Tout l’enjeu de la construction d’une voix juive décoloniale et de proposer une voie de sortie à cette impasse pour les Juifs. L’État d’Israël est tout sauf un refuge. Encore moins une solution. Le révolutionnaire bolchévique Léon Trotsky avait pressenti le « piège sanglant » dans lequel les Juifs risquaient de se retrouver avec le sionisme. Il n’eut pas tort, tant la colonisation de la Palestine, loin d’offrir un dénouement à la question juive, prolonge cette dernière en question palestinienne et éloigne les Juifs des populations postcoloniales, notamment arabes. L’immense intellectuel israélien Yeshayahu Leibowitz s’inquiétait lui aussi de voir le sionisme entraîner le judaïsme à sa perte. Finalement, la modernité occidentale laisse peu de choix aux Juifs : devenir des occidentaux en Palestine ou demeurer en Occident enfermé dans une énigme douloureuse. Inscrire la question de l’antisémitisme dans l’histoire de la construction des États-nations et de l’impérialisme occidental, c’est se donner les moyens d’inscrire à l’ordre du jour la conquête de la dignité juive.

  1. Enzo Traverso, « L’émancipation ou les apories du Juif citoyen », in Pour une critique de la barbarie moderne, Editions Pages Deux, coll. Cahiers libres, Paris, 1996, pp. 14-15.
  2. Ibid. p. 23
  3. Enzo Traverso, « L’antisémitisme comme code culturel », Ibid., pp. 36-37.
  4. Walter Benjamin, Sur le concept d’histoire, Éditions Payot & Rivages, Petite Biblio Payot Classiques, Paris, 2017, p. 62.

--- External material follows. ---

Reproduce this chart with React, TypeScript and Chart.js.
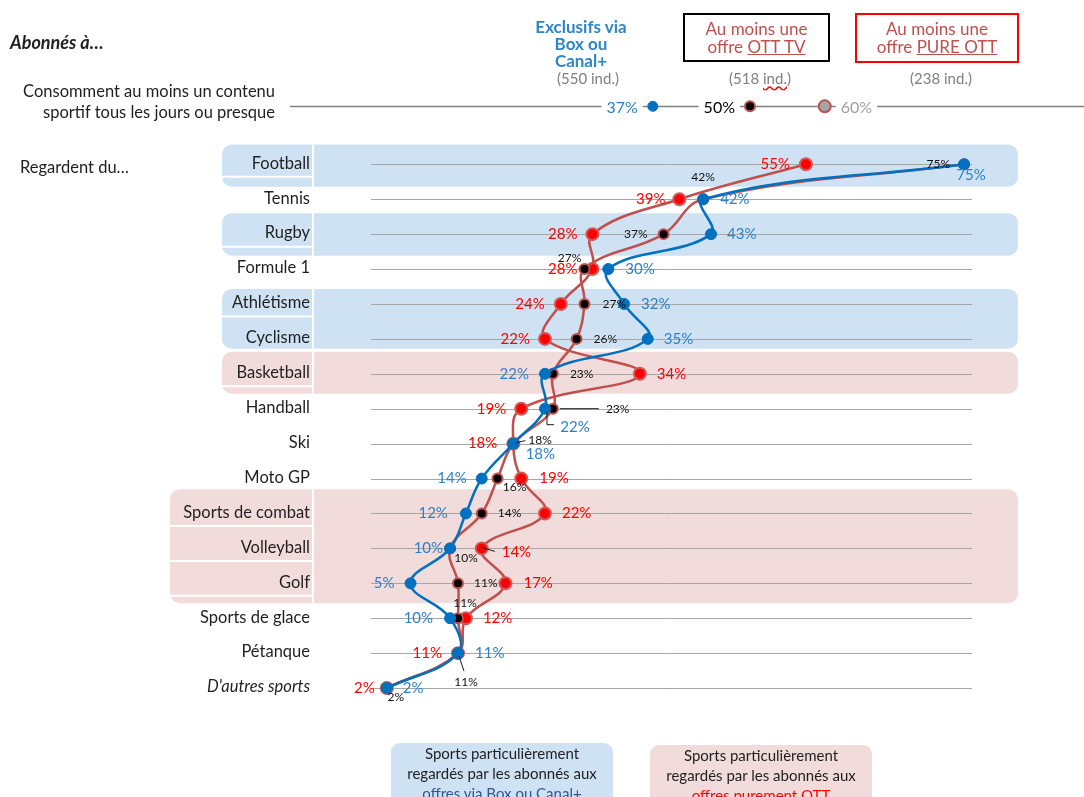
import React, { useEffect, useRef } from 'react';
import { Chart, registerables } from 'chart.js';

Chart.register(...registerables);

// ---------- DATA ----------
const categories = [
  'Football', 'Tennis', 'Rugby', 'Formule 1', 'Athlétisme', 'Cyclisme', 'Basketball', 'Handball',
  'Ski', 'Moto GP', 'Sports de combat', 'Volleyball', 'Golf', 'Sports de glace', 'Pétanque', "D'autres sports",
];
const boxCanal = [75, 42, 43, 30, 32, 35, 22, 22, 18, 14, 12, 10, 5, 10, 11, 2];
const ottTv = [75, 42, 37, 27, 27, 26, 23, 23, 18, 16, 14, 10, 11, 11, 11, 2];
const pureOtt = [55, 39, 28, 28, 24, 22, 34, 19, 18, 19, 22, 14, 17, 12, 11, 2];
const dailyConsumption = [37, 50, 60];
const panelSizes = [550, 518, 238];
const blueBandRows = [[0, 0], [2, 2], [4, 5]];
const pinkBandRows = [[6, 6], [10, 12]];

// ---------- STYLE ----------
const FONT = 'Lato, "Noto Sans", sans-serif';
const BLUE = '#0070C0';
const BLUE_TEXT = '#2E80C6';
const BROWN = '#C0504D';
const RED = '#FF0000';
const BAND_BLUE = '#CFE2F3';
const BAND_PINK = '#F2DCDB';
const HEADER_ROW = -1.66;
const BAND_RIGHT = 1018;
const LABEL_COL_RIGHT = 313;

type Place = [string, number, number, number[][]?];

const bandStyles = [
  { rows: blueBandRows[0], color: BAND_BLUE, top: -0.57, bottom: 0.64, left: 222 },
  { rows: blueBandRows[1], color: BAND_BLUE, top: -0.6, bottom: 0.62, left: 222 },
  { rows: blueBandRows[2], color: BAND_BLUE, top: -0.43, bottom: 0.28, left: 222 },
  { rows: pinkBandRows[0], color: BAND_PINK, top: -0.63, bottom: 0.57, left: 222 },
  { rows: pinkBandRows[1], color: BAND_PINK, top: -0.69, bottom: 0.57, left: 170 },
];

const bluePlaces: Place[] = [
  ['c', 7, 11], ['r', 17, 0], ['r', 16, 0], ['r', 17, 0], ['r', 17, 0], ['r', 16, 0],
  ['l', -16, 0], ['c', 30, 18, [[2, 3], [2, 16], [9, 16]]], ['c', 27, 11], ['l', -15, 0],
  ['l', -18, 0], ['l', -7, 0], ['l', -16, 0], ['l', -17, 0], ['r', 17, 0], ['r', 16, 0],
];
const redPlaces: Place[] = [
  ['l', -16, 0], ['l', -14, 0], ['l', -15, 0], ['l', -15, 0], ['l', -16, 0], ['l', -15, 0],
  ['r', 17, 0], ['l', -15, 0], ['l', -16, 0], ['r', 18, 0], ['r', 17, 0],
  ['r', 20, 4, [[0, -1], [13, 3]]], ['r', 18, 0], ['r', 17, 0], ['l', -16, 0], ['l', -12, 0],
];
const blackPlaces: Place[] = [
  ['l', -14, 0], ['c', 0, -22], ['l', -16, 0], ['c', -15, -11], ['r', 18, 0], ['r', 17, 0],
  ['r', 17, 0], ['r', 53, 0, [[7, 0], [46, 0]]], ['r', 15, -4, [[3, -1], [12, -3]]], ['c', 17, 9],
  ['r', 16, 0], ['c', 16, 10], ['r', 16, 0], ['c', 7, -15], ['c', 8, 29, [[1, 3], [6, 18]]], ['c', 9, 9],
];

function drawPointLabels(ctx: CanvasRenderingContext2D, chart: any, values: number[], places: Place[], color: string, font: string) {
  const xs = chart.scales.x;
  const ys = chart.scales.y;
  ctx.font = font;
  ctx.textBaseline = 'middle';
  values.forEach((v, i) => {
    const px = xs.getPixelForValue(v);
    const py = ys.getPixelForValue(i);
    const [align, dx, dy, leader] = places[i];
    if (leader) {
      ctx.strokeStyle = '#1a1a1a';
      ctx.lineWidth = 1;
      ctx.beginPath();
      leader.forEach((p, k) => {
        if (k === 0) ctx.moveTo(px + p[0], py + p[1]);
        else ctx.lineTo(px + p[0], py + p[1]);
      });
      ctx.stroke();
    }
    ctx.fillStyle = color;
    ctx.textAlign = align === 'l' ? 'right' : align === 'r' ? 'left' : 'center';
    ctx.fillText(v + '%', px + dx, py + dy);
  });
}

const decorPlugin = {
  id: 'decor',
  beforeDatasetsDraw(chart: any) {
    const ctx: CanvasRenderingContext2D = chart.ctx;
    const xs = chart.scales.x;
    const ys = chart.scales.y;
    const x2 = chart.scales.x2;
    ctx.save();
    // bands
    bandStyles.forEach((b) => {
      const top = ys.getPixelForValue(b.rows[0] + b.top);
      const bot = ys.getPixelForValue(b.rows[1] + b.bottom);
      ctx.fillStyle = b.color;
      ctx.beginPath();
      (ctx as any).roundRect(b.left, top, BAND_RIGHT - b.left, bot - top, 10);
      ctx.fill();
      ctx.strokeStyle = '#ffffff';
      ctx.lineWidth = 2;
      for (let r = b.rows[0]; r <= b.rows[1]; r++) {
        const yy = ys.getPixelForValue(r + 0.36);
        if (yy < bot - 3) {
          ctx.beginPath();
          ctx.moveTo(b.left, yy);
          ctx.lineTo(LABEL_COL_RIGHT, yy);
          ctx.stroke();
        }
      }
      ctx.beginPath();
      ctx.moveTo(LABEL_COL_RIGHT, top);
      ctx.lineTo(LABEL_COL_RIGHT, bot);
      ctx.stroke();
    });
    // grid lines
    ctx.strokeStyle = '#A6A6A6';
    ctx.lineWidth = 1;
    categories.forEach((_, i) => {
      const yy = Math.round(ys.getPixelForValue(i)) + 0.5;
      ctx.beginPath();
      ctx.moveTo(xs.left, yy);
      ctx.lineTo(xs.right, yy);
      ctx.stroke();
    });
    // category labels
    ctx.fillStyle = '#1F1F1F';
    ctx.textAlign = 'right';
    ctx.textBaseline = 'middle';
    categories.forEach((c, i) => {
      ctx.font = (i === categories.length - 1 ? 'italic ' : '') + '16.5px ' + FONT;
      ctx.fillText(c, 310, ys.getPixelForValue(i) - 1);
    });
    // header row line
    const hy = Math.round(ys.getPixelForValue(HEADER_ROW)) + 0.5;
    ctx.strokeStyle = '#7F7F7F';
    ctx.lineWidth = 1.5;
    ctx.beginPath();
    ctx.moveTo(290, hy);
    ctx.lineTo(chart.width, hy);
    ctx.stroke();
    ctx.font = '16px ' + FONT;
    const hColors = [BLUE_TEXT, '#000000', '#A0A0A0'];
    dailyConsumption.forEach((v, i) => {
      const px = x2.getPixelForValue(v);
      const txt = v + '%';
      const w = ctx.measureText(txt).width;
      const left = i < 2 ? px - 15 - w : px + 16;
      ctx.fillStyle = '#ffffff';
      ctx.fillRect(left - 5, hy - 9, w + 10, 18);
      ctx.fillStyle = hColors[i];
      ctx.textAlign = 'left';
      ctx.fillText(txt, left, hy + 1);
    });
    ctx.restore();
  },
  afterDatasetsDraw(chart: any) {
    const ctx: CanvasRenderingContext2D = chart.ctx;
    ctx.save();
    drawPointLabels(ctx, chart, pureOtt, redPlaces, RED, '15px ' + FONT);
    drawPointLabels(ctx, chart, ottTv, blackPlaces, '#111111', '12px ' + FONT);
    drawPointLabels(ctx, chart, boxCanal, bluePlaces, BLUE_TEXT, '15px ' + FONT);
    ctx.restore();
  },
};

const toPoints = (vals: number[]) => vals.map((v, i) => ({ x: v, y: i }));

export default function App() {
  const ref = useRef<HTMLCanvasElement>(null);
  useEffect(() => {
    if (!ref.current) return;
    const chart = new Chart(ref.current, {
      type: 'scatter',
      data: {
        datasets: [
          {
            label: 'Exclusifs via Box ou Canal+',
            data: toPoints(boxCanal),
            showLine: true,
            tension: 0.4,
            borderColor: BLUE,
            borderWidth: 2.5,
            pointRadius: 5.5,
            pointBackgroundColor: BLUE,
            pointBorderColor: BLUE,
            pointBorderWidth: 1,
            clip: false,
          },
          {
            label: 'Au moins une offre OTT TV',
            data: toPoints(ottTv),
            showLine: true,
            tension: 0.4,
            borderColor: BROWN,
            borderWidth: 2.5,
            pointRadius: 5,
            pointBackgroundColor: '#000000',
            pointBorderColor: BROWN,
            pointBorderWidth: 2,
            clip: false,
          },
          {
            label: 'Au moins une offre PURE OTT',
            data: toPoints(pureOtt),
            showLine: true,
            tension: 0.4,
            borderColor: BROWN,
            borderWidth: 2.5,
            pointRadius: 6,
            pointBackgroundColor: RED,
            pointBorderColor: '#D05A5A',
            pointBorderWidth: 2,
            clip: false,
          },
          {
            label: 'Consomment au moins un contenu sportif tous les jours ou presque',
            data: dailyConsumption.map((v) => ({ x: v, y: HEADER_ROW })),
            xAxisID: 'x2',
            showLine: false,
            pointRadius: [5, 5, 6],
            pointBackgroundColor: [BLUE, '#000000', '#A5A5A5'],
            pointBorderColor: [BLUE, BROWN, BROWN],
            pointBorderWidth: [1, 2, 2],
            clip: false,
          },
        ] as any,
      },
      options: {
        responsive: false,
        animation: false,
        events: [],
        layout: { padding: { left: 371, right: 112, top: 77, bottom: 88 } },
        scales: {
          x: { type: 'linear', min: 0, max: 76, display: false },
          x2: { type: 'linear', min: -0.7, max: 79.7, display: false },
          y: { type: 'linear', min: -2.5, max: 15.6, reverse: true, display: false },
        },
        plugins: { legend: { display: false }, tooltip: { enabled: false } },
      } as any,
      plugins: [decorPlugin],
    });
    return () => chart.destroy();
  }, []);

  const gray = { position: 'absolute' as const, color: '#7F7F7F', fontSize: 15, textAlign: 'center' as const, width: 120, lineHeight: '16px' };
  const boxText = { color: BROWN, fontSize: 17, lineHeight: '18px', textAlign: 'center' as const };

  return (
    <div style={{ position: 'fixed', left: 0, top: 0, width: 1084, height: 797, overflow: 'hidden', background: '#fff', fontFamily: FONT, color: '#1F1F1F' }}>
      <canvas ref={ref} width={1084} height={797} style={{ position: 'absolute', left: 0, top: 0 }} />
      <div style={{ position: 'absolute', left: 10, top: 31, fontSize: 18, fontWeight: 700, fontStyle: 'italic' }}>Abonnés à…</div>
      <div style={{ position: 'absolute', left: 516, top: 18, width: 130, textAlign: 'center', fontSize: 17, fontWeight: 700, lineHeight: '17px', color: '#2E86C8' }}>
        Exclusifs via<br />Box ou<br />Canal+
      </div>
      <div style={{ ...gray, left: 528, top: 70 }}>({panelSizes[0]} ind.)</div>
      <div style={{ position: 'absolute', left: 683, top: 13, width: 143, height: 45, border: '2px solid #000', display: 'flex', alignItems: 'center', justifyContent: 'center' }}>
        <div style={boxText}>Au moins une<br />offre <span style={{ textDecoration: 'underline' }}>OTT TV</span></div>
      </div>
      <div style={{ ...gray, left: 700, top: 70 }}>({panelSizes[1]} <span style={{ textDecoration: 'underline wavy red' }}>ind.</span>)</div>
      <div style={{ position: 'absolute', left: 855, top: 13, width: 160, height: 46, border: '2px solid #FF0000', display: 'flex', alignItems: 'center', justifyContent: 'center' }}>
        <div style={boxText}>Au moins une<br />offre <span style={{ textDecoration: 'underline' }}>PURE OTT</span></div>
      </div>
      <div style={{ ...gray, left: 881, top: 70 }}>({panelSizes[2]} ind.)</div>
      <div style={{ position: 'absolute', right: 1084 - 275, top: 81, fontSize: 16.5, lineHeight: '21px', textAlign: 'right', whiteSpace: 'nowrap' }}>
        Consomment au moins un contenu<br />sportif tous les jours ou presque
      </div>
      <div style={{ position: 'absolute', left: 20, top: 157, fontSize: 16.5 }}>Regardent du…</div>
      <div style={{ position: 'absolute', left: 391, top: 743, width: 222, height: 80, borderRadius: 9, background: BAND_BLUE, textAlign: 'center', fontSize: 15, lineHeight: '20px' }}>
        Sports particulièrement<br />regardés par les abonnés aux<br /><span style={{ color: '#2F5597' }}>offres via Box ou Canal+</span>
      </div>
      <div style={{ position: 'absolute', left: 650, top: 745, width: 222, height: 80, borderRadius: 9, background: BAND_PINK, textAlign: 'center', fontSize: 15, lineHeight: '20px' }}>
        Sports particulièrement<br />regardés par les abonnés aux<br /><span style={{ color: RED }}>offres purement OTT</span>
      </div>
    </div>
  );
}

  5. Gérald Haddad, Le silence des prophètes. Entretiens avec Marc Leboucher, Éditions Salvator, Paris, 2019.
  6. Dominique Vidal, Le mal-être juif. Entre repli, assimilation & manipulations, Éditions Agone, Contre-feux, Paris, 2003.
  7. Houria Bouteldja, Les Blancs, les juifs et nous. Pour une politique de l’amour révolutionnaire, Éditions La fabrique, Paris, 2016.